[Begin]
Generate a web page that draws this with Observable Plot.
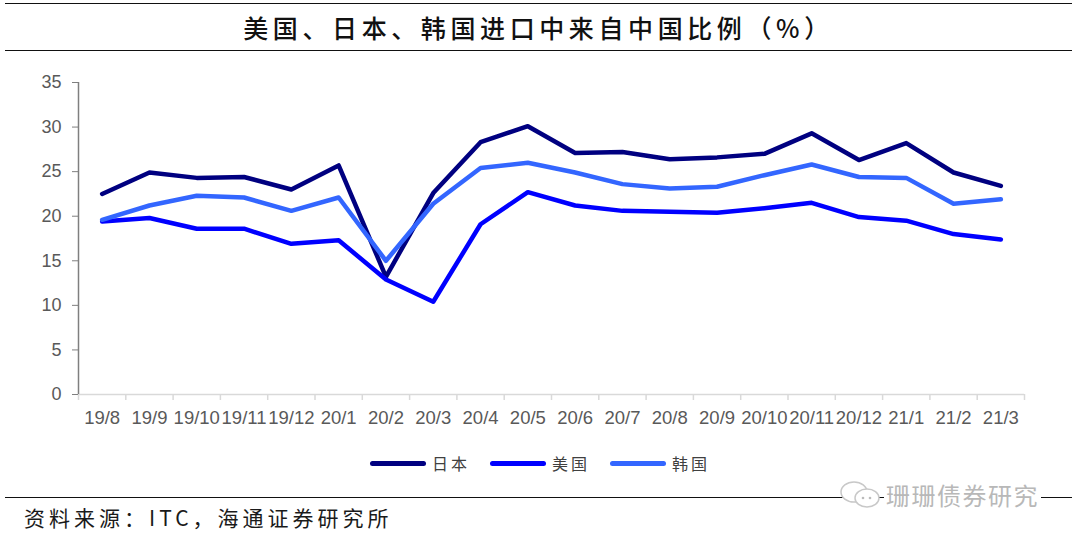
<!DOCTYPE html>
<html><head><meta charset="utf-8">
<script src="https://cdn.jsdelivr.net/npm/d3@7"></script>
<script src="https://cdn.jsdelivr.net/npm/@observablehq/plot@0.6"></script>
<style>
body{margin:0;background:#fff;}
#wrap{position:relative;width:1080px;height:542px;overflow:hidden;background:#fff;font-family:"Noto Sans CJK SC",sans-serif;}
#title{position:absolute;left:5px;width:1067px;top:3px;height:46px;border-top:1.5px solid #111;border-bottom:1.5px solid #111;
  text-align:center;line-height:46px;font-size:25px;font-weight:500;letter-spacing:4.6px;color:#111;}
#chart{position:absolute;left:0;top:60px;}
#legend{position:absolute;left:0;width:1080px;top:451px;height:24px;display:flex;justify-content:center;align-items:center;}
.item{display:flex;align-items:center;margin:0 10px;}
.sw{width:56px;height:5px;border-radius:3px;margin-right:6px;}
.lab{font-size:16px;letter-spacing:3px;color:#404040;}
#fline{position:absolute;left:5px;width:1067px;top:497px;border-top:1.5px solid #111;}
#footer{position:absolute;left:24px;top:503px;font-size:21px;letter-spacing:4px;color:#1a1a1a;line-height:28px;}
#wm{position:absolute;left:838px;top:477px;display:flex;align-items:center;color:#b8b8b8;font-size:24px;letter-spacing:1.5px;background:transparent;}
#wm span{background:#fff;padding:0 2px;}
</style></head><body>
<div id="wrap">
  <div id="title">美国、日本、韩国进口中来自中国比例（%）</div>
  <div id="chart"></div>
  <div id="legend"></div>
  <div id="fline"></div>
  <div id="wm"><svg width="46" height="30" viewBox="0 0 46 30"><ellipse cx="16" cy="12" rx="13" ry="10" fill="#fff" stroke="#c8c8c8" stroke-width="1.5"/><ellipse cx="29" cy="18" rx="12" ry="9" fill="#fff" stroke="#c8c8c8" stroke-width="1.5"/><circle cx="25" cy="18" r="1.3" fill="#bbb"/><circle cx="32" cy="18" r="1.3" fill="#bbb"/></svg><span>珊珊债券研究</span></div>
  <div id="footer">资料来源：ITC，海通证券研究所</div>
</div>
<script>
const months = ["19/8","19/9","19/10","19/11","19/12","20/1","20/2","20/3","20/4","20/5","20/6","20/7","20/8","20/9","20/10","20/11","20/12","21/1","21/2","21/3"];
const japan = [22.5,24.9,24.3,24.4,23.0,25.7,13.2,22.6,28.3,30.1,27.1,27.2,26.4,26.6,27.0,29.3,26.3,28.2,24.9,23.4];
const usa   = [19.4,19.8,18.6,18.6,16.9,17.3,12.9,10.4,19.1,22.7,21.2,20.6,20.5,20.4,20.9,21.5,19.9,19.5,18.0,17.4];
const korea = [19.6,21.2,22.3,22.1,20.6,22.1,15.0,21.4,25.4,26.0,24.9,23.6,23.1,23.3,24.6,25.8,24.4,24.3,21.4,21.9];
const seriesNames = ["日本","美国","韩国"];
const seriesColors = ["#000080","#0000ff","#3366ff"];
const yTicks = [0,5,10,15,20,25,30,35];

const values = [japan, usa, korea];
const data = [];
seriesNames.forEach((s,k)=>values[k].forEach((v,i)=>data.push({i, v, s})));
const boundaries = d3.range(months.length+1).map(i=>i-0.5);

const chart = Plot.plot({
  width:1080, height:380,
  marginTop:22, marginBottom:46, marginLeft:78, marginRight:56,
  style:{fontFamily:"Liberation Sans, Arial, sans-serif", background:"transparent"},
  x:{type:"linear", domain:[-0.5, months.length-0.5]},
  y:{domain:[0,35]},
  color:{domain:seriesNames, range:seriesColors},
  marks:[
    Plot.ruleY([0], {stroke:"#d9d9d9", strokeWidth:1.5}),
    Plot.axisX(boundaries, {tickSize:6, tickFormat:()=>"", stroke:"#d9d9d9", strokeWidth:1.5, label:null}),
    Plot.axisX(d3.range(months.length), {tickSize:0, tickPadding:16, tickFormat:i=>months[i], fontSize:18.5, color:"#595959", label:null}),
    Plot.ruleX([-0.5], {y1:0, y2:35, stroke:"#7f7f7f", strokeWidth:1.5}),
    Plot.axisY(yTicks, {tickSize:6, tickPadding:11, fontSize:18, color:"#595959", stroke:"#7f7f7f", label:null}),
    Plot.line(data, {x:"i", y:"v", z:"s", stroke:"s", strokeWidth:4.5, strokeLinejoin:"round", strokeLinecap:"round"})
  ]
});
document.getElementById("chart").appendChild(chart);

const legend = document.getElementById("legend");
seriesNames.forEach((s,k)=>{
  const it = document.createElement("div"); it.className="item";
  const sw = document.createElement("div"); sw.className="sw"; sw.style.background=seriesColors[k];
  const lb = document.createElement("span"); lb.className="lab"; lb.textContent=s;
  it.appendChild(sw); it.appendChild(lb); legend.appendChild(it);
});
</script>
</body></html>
[End]
THE TASK: Using the material above, set down every line exactly, but skip the pictures.

SOLUTION FOR THIS EXERCISE:
Generate a web page that draws this with Observable Plot.
<!DOCTYPE html>
<html><head><meta charset="utf-8">
<script src="https://cdn.jsdelivr.net/npm/d3@7"></script>
<script src="https://cdn.jsdelivr.net/npm/@observablehq/plot@0.6"></script>
<style>
body{margin:0;background:#fff;}
#wrap{position:relative;width:1080px;height:542px;overflow:hidden;background:#fff;font-family:"Noto Sans CJK SC",sans-serif;}
#title{position:absolute;left:5px;width:1067px;top:3px;height:46px;border-top:1.5px solid #111;border-bottom:1.5px solid #111;
  text-align:center;line-height:46px;font-size:25px;font-weight:500;letter-spacing:4.6px;color:#111;}
#chart{position:absolute;left:0;top:60px;}
#legend{position:absolute;left:0;width:1080px;top:451px;height:24px;display:flex;justify-content:center;align-items:center;}
.item{display:flex;align-items:center;margin:0 10px;}
.sw{width:56px;height:5px;border-radius:3px;margin-right:6px;}
.lab{font-size:16px;letter-spacing:3px;color:#404040;}
#fline{position:absolute;left:5px;width:1067px;top:497px;border-top:1.5px solid #111;}
#footer{position:absolute;left:24px;top:503px;font-size:21px;letter-spacing:4px;color:#1a1a1a;line-height:28px;}
#wm{position:absolute;left:838px;top:477px;display:flex;align-items:center;color:#b8b8b8;font-size:24px;letter-spacing:1.5px;background:transparent;}
#wm span{background:#fff;padding:0 2px;}
</style></head><body>
<div id="wrap">
  <div id="title">美国、日本、韩国进口中来自中国比例（%）</div>
  <div id="chart"></div>
  <div id="legend"></div>
  <div id="fline"></div>
  <div id="wm"><svg width="46" height="30" viewBox="0 0 46 30"><ellipse cx="16" cy="12" rx="13" ry="10" fill="#fff" stroke="#c8c8c8" stroke-width="1.5"/><ellipse cx="29" cy="18" rx="12" ry="9" fill="#fff" stroke="#c8c8c8" stroke-width="1.5"/><circle cx="25" cy="18" r="1.3" fill="#bbb"/><circle cx="32" cy="18" r="1.3" fill="#bbb"/></svg><span>珊珊债券研究</span></div>
  <div id="footer">资料来源：ITC，海通证券研究所</div>
</div>
<script>
const months = ["19/8","19/9","19/10","19/11","19/12","20/1","20/2","20/3","20/4","20/5","20/6","20/7","20/8","20/9","20/10","20/11","20/12","21/1","21/2","21/3"];
const japan = [22.5,24.9,24.3,24.4,23.0,25.7,13.2,22.6,28.3,30.1,27.1,27.2,26.4,26.6,27.0,29.3,26.3,28.2,24.9,23.4];
const usa   = [19.4,19.8,18.6,18.6,16.9,17.3,12.9,10.4,19.1,22.7,21.2,20.6,20.5,20.4,20.9,21.5,19.9,19.5,18.0,17.4];
const korea = [19.6,21.2,22.3,22.1,20.6,22.1,15.0,21.4,25.4,26.0,24.9,23.6,23.1,23.3,24.6,25.8,24.4,24.3,21.4,21.9];
const seriesNames = ["日本","美国","韩国"];
const seriesColors = ["#000080","#0000ff","#3366ff"];
const yTicks = [0,5,10,15,20,25,30,35];

const values = [japan, usa, korea];
const data = [];
seriesNames.forEach((s,k)=>values[k].forEach((v,i)=>data.push({i, v, s})));
const boundaries = d3.range(months.length+1).map(i=>i-0.5);

const chart = Plot.plot({
  width:1080, height:380,
  marginTop:22, marginBottom:46, marginLeft:78, marginRight:56,
  style:{fontFamily:"Liberation Sans, Arial, sans-serif", background:"transparent"},
  x:{type:"linear", domain:[-0.5, months.length-0.5]},
  y:{domain:[0,35]},
  color:{domain:seriesNames, range:seriesColors},
  marks:[
    Plot.ruleY([0], {stroke:"#d9d9d9", strokeWidth:1.5}),
    Plot.axisX(boundaries, {tickSize:6, tickFormat:()=>"", stroke:"#d9d9d9", strokeWidth:1.5, label:null}),
    Plot.axisX(d3.range(months.length), {tickSize:0, tickPadding:16, tickFormat:i=>months[i], fontSize:18.5, color:"#595959", label:null}),
    Plot.ruleX([-0.5], {y1:0, y2:35, stroke:"#7f7f7f", strokeWidth:1.5}),
    Plot.axisY(yTicks, {tickSize:6, tickPadding:11, fontSize:18, color:"#595959", stroke:"#7f7f7f", label:null}),
    Plot.line(data, {x:"i", y:"v", z:"s", stroke:"s", strokeWidth:4.5, strokeLinejoin:"round", strokeLinecap:"round"})
  ]
});
document.getElementById("chart").appendChild(chart);

const legend = document.getElementById("legend");
seriesNames.forEach((s,k)=>{
  const it = document.createElement("div"); it.className="item";
  const sw = document.createElement("div"); sw.className="sw"; sw.style.background=seriesColors[k];
  const lb = document.createElement("span"); lb.className="lab"; lb.textContent=s;
  it.appendChild(sw); it.appendChild(lb); legend.appendChild(it);
});
</script>
</body></html>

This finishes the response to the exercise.